Saturday, September 1, 2018

What Really Happened? (Or, Love Wins, Again)


Sometimes it is helpful to take a step back and ask myself, “what really happened?”  What I mean by “really” is… what was the visible, verifiable, observable, recordable by a drone flying overhead thing that occurred in real time?  

Because, my mind is very good at making up stories.  I can take a set of facts and have a field day writing a story of what I wanted to make whatever happen mean.

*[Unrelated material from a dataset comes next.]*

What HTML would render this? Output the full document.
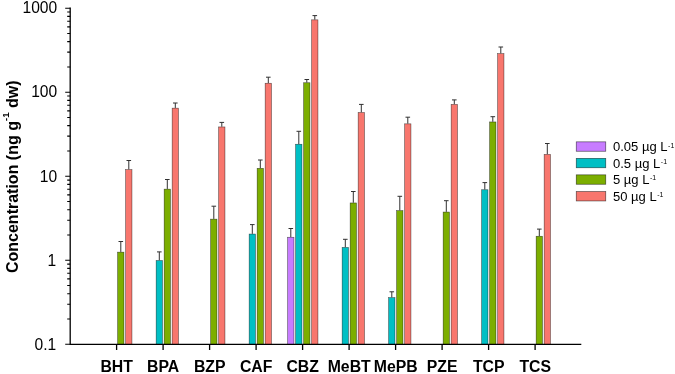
<!DOCTYPE html>
<html><head><meta charset="utf-8"><title>Chart</title><style>html,body{margin:0;padding:0;background:#fff}svg{display:block}</style></head><body>
<svg width="675" height="374" viewBox="0 0 675 374" font-family="'Liberation Sans', Arial, sans-serif">
<rect width="675" height="374" fill="#fff"/>
<path d="M120.80 251.90V241.50M118.50 241.50H123.10" stroke="#303030" stroke-width="1" fill="none"/>
<rect x="117.65" y="252.15" width="6.30" height="92.15" fill="#7CAE00" stroke="#000" stroke-opacity="0.62" stroke-width="0.6"/>
<path d="M128.80 169.40V160.50M126.50 160.50H131.10" stroke="#303030" stroke-width="1" fill="none"/>
<rect x="125.65" y="169.65" width="6.30" height="174.65" fill="#F8766D" stroke="#000" stroke-opacity="0.62" stroke-width="0.6"/>
<path d="M159.30 260.30V251.90M157.00 251.90H161.60" stroke="#303030" stroke-width="1" fill="none"/>
<rect x="156.15" y="260.55" width="6.30" height="83.75" fill="#00BFC4" stroke="#000" stroke-opacity="0.62" stroke-width="0.6"/>
<path d="M167.30 188.90V179.50M165.00 179.50H169.60" stroke="#303030" stroke-width="1" fill="none"/>
<rect x="164.15" y="189.15" width="6.30" height="155.15" fill="#7CAE00" stroke="#000" stroke-opacity="0.62" stroke-width="0.6"/>
<path d="M175.30 107.90V103.00M173.00 103.00H177.60" stroke="#303030" stroke-width="1" fill="none"/>
<rect x="172.15" y="108.15" width="6.30" height="236.15" fill="#F8766D" stroke="#000" stroke-opacity="0.62" stroke-width="0.6"/>
<path d="M213.80 218.90V206.20M211.50 206.20H216.10" stroke="#303030" stroke-width="1" fill="none"/>
<rect x="210.65" y="219.15" width="6.30" height="125.15" fill="#7CAE00" stroke="#000" stroke-opacity="0.62" stroke-width="0.6"/>
<path d="M221.80 126.70V122.40M219.50 122.40H224.10" stroke="#303030" stroke-width="1" fill="none"/>
<rect x="218.65" y="126.95" width="6.30" height="217.35" fill="#F8766D" stroke="#000" stroke-opacity="0.62" stroke-width="0.6"/>
<path d="M252.30 233.80V224.60M250.00 224.60H254.60" stroke="#303030" stroke-width="1" fill="none"/>
<rect x="249.15" y="234.05" width="6.30" height="110.25" fill="#00BFC4" stroke="#000" stroke-opacity="0.62" stroke-width="0.6"/>
<path d="M260.30 168.10V160.00M258.00 160.00H262.60" stroke="#303030" stroke-width="1" fill="none"/>
<rect x="257.15" y="168.35" width="6.30" height="175.95" fill="#7CAE00" stroke="#000" stroke-opacity="0.62" stroke-width="0.6"/>
<path d="M268.30 83.00V77.20M266.00 77.20H270.60" stroke="#303030" stroke-width="1" fill="none"/>
<rect x="265.15" y="83.25" width="6.30" height="261.05" fill="#F8766D" stroke="#000" stroke-opacity="0.62" stroke-width="0.6"/>
<path d="M290.80 237.00V228.50M288.50 228.50H293.10" stroke="#303030" stroke-width="1" fill="none"/>
<rect x="287.65" y="237.25" width="6.30" height="107.05" fill="#C77CFF" stroke="#000" stroke-opacity="0.62" stroke-width="0.6"/>
<path d="M298.80 144.00V131.30M296.50 131.30H301.10" stroke="#303030" stroke-width="1" fill="none"/>
<rect x="295.65" y="144.25" width="6.30" height="200.05" fill="#00BFC4" stroke="#000" stroke-opacity="0.62" stroke-width="0.6"/>
<path d="M306.80 82.50V79.50M304.50 79.50H309.10" stroke="#303030" stroke-width="1" fill="none"/>
<rect x="303.65" y="82.75" width="6.30" height="261.55" fill="#7CAE00" stroke="#000" stroke-opacity="0.62" stroke-width="0.6"/>
<path d="M314.80 19.60V15.60M312.50 15.60H317.10" stroke="#303030" stroke-width="1" fill="none"/>
<rect x="311.65" y="19.85" width="6.30" height="324.45" fill="#F8766D" stroke="#000" stroke-opacity="0.62" stroke-width="0.6"/>
<path d="M345.30 247.20V239.30M343.00 239.30H347.60" stroke="#303030" stroke-width="1" fill="none"/>
<rect x="342.15" y="247.45" width="6.30" height="96.85" fill="#00BFC4" stroke="#000" stroke-opacity="0.62" stroke-width="0.6"/>
<path d="M353.30 202.70V191.50M351.00 191.50H355.60" stroke="#303030" stroke-width="1" fill="none"/>
<rect x="350.15" y="202.95" width="6.30" height="141.35" fill="#7CAE00" stroke="#000" stroke-opacity="0.62" stroke-width="0.6"/>
<path d="M361.30 112.30V104.40M359.00 104.40H363.60" stroke="#303030" stroke-width="1" fill="none"/>
<rect x="358.15" y="112.55" width="6.30" height="231.75" fill="#F8766D" stroke="#000" stroke-opacity="0.62" stroke-width="0.6"/>
<path d="M391.80 297.40V291.80M389.50 291.80H394.10" stroke="#303030" stroke-width="1" fill="none"/>
<rect x="388.65" y="297.65" width="6.30" height="46.65" fill="#00BFC4" stroke="#000" stroke-opacity="0.62" stroke-width="0.6"/>
<path d="M399.80 210.40V196.30M397.50 196.30H402.10" stroke="#303030" stroke-width="1" fill="none"/>
<rect x="396.65" y="210.65" width="6.30" height="133.65" fill="#7CAE00" stroke="#000" stroke-opacity="0.62" stroke-width="0.6"/>
<path d="M407.80 123.60V117.20M405.50 117.20H410.10" stroke="#303030" stroke-width="1" fill="none"/>
<rect x="404.65" y="123.85" width="6.30" height="220.45" fill="#F8766D" stroke="#000" stroke-opacity="0.62" stroke-width="0.6"/>
<path d="M446.30 211.80V200.70M444.00 200.70H448.60" stroke="#303030" stroke-width="1" fill="none"/>
<rect x="443.15" y="212.05" width="6.30" height="132.25" fill="#7CAE00" stroke="#000" stroke-opacity="0.62" stroke-width="0.6"/>
<path d="M454.30 104.20V99.90M452.00 99.90H456.60" stroke="#303030" stroke-width="1" fill="none"/>
<rect x="451.15" y="104.45" width="6.30" height="239.85" fill="#F8766D" stroke="#000" stroke-opacity="0.62" stroke-width="0.6"/>
<path d="M484.80 189.50V182.60M482.50 182.60H487.10" stroke="#303030" stroke-width="1" fill="none"/>
<rect x="481.65" y="189.75" width="6.30" height="154.55" fill="#00BFC4" stroke="#000" stroke-opacity="0.62" stroke-width="0.6"/>
<path d="M492.80 121.70V116.70M490.50 116.70H495.10" stroke="#303030" stroke-width="1" fill="none"/>
<rect x="489.65" y="121.95" width="6.30" height="222.35" fill="#7CAE00" stroke="#000" stroke-opacity="0.62" stroke-width="0.6"/>
<path d="M500.80 53.40V47.00M498.50 47.00H503.10" stroke="#303030" stroke-width="1" fill="none"/>
<rect x="497.65" y="53.65" width="6.30" height="290.65" fill="#F8766D" stroke="#000" stroke-opacity="0.62" stroke-width="0.6"/>
<path d="M539.30 236.00V229.10M537.00 229.10H541.60" stroke="#303030" stroke-width="1" fill="none"/>
<rect x="536.15" y="236.25" width="6.30" height="108.05" fill="#7CAE00" stroke="#000" stroke-opacity="0.62" stroke-width="0.6"/>
<path d="M547.30 154.20V143.50M545.00 143.50H549.60" stroke="#303030" stroke-width="1" fill="none"/>
<rect x="544.15" y="154.45" width="6.30" height="189.85" fill="#F8766D" stroke="#000" stroke-opacity="0.62" stroke-width="0.6"/>
<path d="M70.2 7.549999999999999V344.3H581.3" stroke="#000" stroke-width="1.3" fill="none" stroke-linecap="butt" stroke-linejoin="miter"/>
<path d="M65.2 344.30H70.2M67.2 319.01H70.2M67.2 304.21H70.2M67.2 293.71H70.2M67.2 285.57H70.2M67.2 278.92H70.2M67.2 273.29H70.2M67.2 268.42H70.2M67.2 264.12H70.2M65.2 260.27H70.2M67.2 234.98H70.2M67.2 220.18H70.2M67.2 209.69H70.2M67.2 201.54H70.2M67.2 194.89H70.2M67.2 189.27H70.2M67.2 184.39H70.2M67.2 180.09H70.2M65.2 176.25H70.2M67.2 150.96H70.2M67.2 136.16H70.2M67.2 125.66H70.2M67.2 117.52H70.2M67.2 110.87H70.2M67.2 105.24H70.2M67.2 100.37H70.2M67.2 96.07H70.2M65.2 92.22H70.2M67.2 66.93H70.2M67.2 52.13H70.2M67.2 41.64H70.2M67.2 33.49H70.2M67.2 26.84H70.2M67.2 21.22H70.2M67.2 16.34H70.2M67.2 12.04H70.2M65.2 8.20H70.2" stroke="#000" stroke-width="1.1" fill="none"/>
<path d="M116.60 344.3v5.6M163.10 344.3v5.6M209.60 344.3v5.6M256.10 344.3v5.6M302.60 344.3v5.6M349.10 344.3v5.6M395.60 344.3v5.6M442.10 344.3v5.6M488.60 344.3v5.6M535.10 344.3v5.6" stroke="#000" stroke-width="1.3" fill="none"/>
<text x="56.3" y="349.55" font-size="15.6" text-anchor="end" fill="#000">0.1</text>
<text x="56.3" y="265.52" font-size="15.6" text-anchor="end" fill="#000">1</text>
<text x="57.2" y="181.50" font-size="15.6" text-anchor="end" fill="#000">10</text>
<text x="57.2" y="97.47" font-size="15.6" text-anchor="end" fill="#000">100</text>
<text x="57.2" y="13.45" font-size="15.6" text-anchor="end" fill="#000">1000</text>
<text x="116.70" y="372.1" font-size="15.8" font-weight="bold" text-anchor="middle" fill="#000">BHT</text>
<text x="163.20" y="372.1" font-size="15.8" font-weight="bold" text-anchor="middle" fill="#000">BPA</text>
<text x="209.70" y="372.1" font-size="15.8" font-weight="bold" text-anchor="middle" fill="#000">BZP</text>
<text x="256.20" y="372.1" font-size="15.8" font-weight="bold" text-anchor="middle" fill="#000">CAF</text>
<text x="302.70" y="372.1" font-size="15.8" font-weight="bold" text-anchor="middle" fill="#000">CBZ</text>
<text x="349.20" y="372.1" font-size="15.8" font-weight="bold" text-anchor="middle" fill="#000">MeBT</text>
<text x="395.70" y="372.1" font-size="15.8" font-weight="bold" text-anchor="middle" fill="#000">MePB</text>
<text x="442.20" y="372.1" font-size="15.8" font-weight="bold" text-anchor="middle" fill="#000">PZE</text>
<text x="488.70" y="372.1" font-size="15.8" font-weight="bold" text-anchor="middle" fill="#000">TCP</text>
<text x="535.20" y="372.1" font-size="15.8" font-weight="bold" text-anchor="middle" fill="#000">TCS</text>
<text transform="translate(17.6 176.7) rotate(-90)" font-size="16" font-weight="bold" text-anchor="middle" fill="#000">Concentration (ng g<tspan font-size="9.8" dy="-8.4">-1</tspan><tspan dy="8.4"> dw)</tspan></text>
<rect x="576.25" y="141.85" width="29.5" height="9.4" fill="#C77CFF" stroke="#000" stroke-opacity="0.62" stroke-width="0.7"/>
<text transform="translate(613.0 151.4) scale(1.06 1)" font-size="12.3" fill="#000">0.05 µg L<tspan font-size="6.6" dy="-3.9" dx="0.5">-1</tspan></text>
<rect x="576.25" y="158.35" width="29.5" height="9.4" fill="#00BFC4" stroke="#000" stroke-opacity="0.62" stroke-width="0.7"/>
<text transform="translate(613.0 167.6) scale(1.06 1)" font-size="12.3" fill="#000">0.5 µg L<tspan font-size="6.6" dy="-3.9" dx="0.5">-1</tspan></text>
<rect x="576.25" y="174.85" width="29.5" height="9.4" fill="#7CAE00" stroke="#000" stroke-opacity="0.62" stroke-width="0.7"/>
<text transform="translate(613.0 184.0) scale(1.06 1)" font-size="12.3" fill="#000">5 µg L<tspan font-size="6.6" dy="-3.9" dx="0.5">-1</tspan></text>
<rect x="576.25" y="191.55" width="29.5" height="9.4" fill="#F8766D" stroke="#000" stroke-opacity="0.62" stroke-width="0.7"/>
<text transform="translate(613.0 200.9) scale(1.06 1)" font-size="12.3" fill="#000">50 µg L<tspan font-size="6.6" dy="-3.9" dx="0.5">-1</tspan></text>
</svg>
</body></html>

So, on August 23, I was with my Dad when he stopped breathing.  For several hours before, I had been quietly saying to him in his un-responsive place, “Dad, your job here is to breathe.  Just breathe.  And, you’re almost there.  You can do it.”  At 9:15pm he was breathing.  At 9:20pm he was not breathing.  A few minutes later, two nurses came into his room in the Care Center and declared that he was no longer alive.  Those were the verifiable and visible facts.

And...

I have a belief that there is an invisible realm.  We can see neither our “mind” nor our “spirit.”  They are invisible and non-locatable.  So, while my Dad’s physical, observable, body was no longer judged to be alive, I make up a story that his invisible parts are very much still alive and well.  Actually, in my story, my Dad’s invisible parts are better off than they have been since he started slipping into dementia years ago.  And further, like many many people before me who have reported similar experiences, there was the briefest moment in my dad’s passing where I believe (and, beliefs are just another story I make up) that the invisible realm became visible to him.  I saw it in his eyes.  I saw it in the smile that spread across his face like the one that always followed that first bite of the McDonald’s ice cream sundaes I used to sneak in for him.  “That’s goooooood” he would say in his gravely voice.  He was seeing beyond what I or any of us on this side of the line can see.  There was no fear.  Only love.  And, it was good.

Love Wins.  It’s the title of Rob Bell’s groundbreaking book.  And, it’s a theme for my life.  After 9 ½ years in the care center and perhaps a decade of decline before, Love won with my Dad.  The visible gave way to the invisible and it was good.  Many raised in the Christian tradition are a bit sheepish about suggesting that God might win the day with every single life that transitions out of the physical and visible realm.  It got Rob fired as a megachurch pastor.  I know I was skeptical.  It’s a scandalous idea when you’ve been taught to think in terms of eternal heaven and eternal hell.  And today, I’m here to say, Love Wins.  Every time.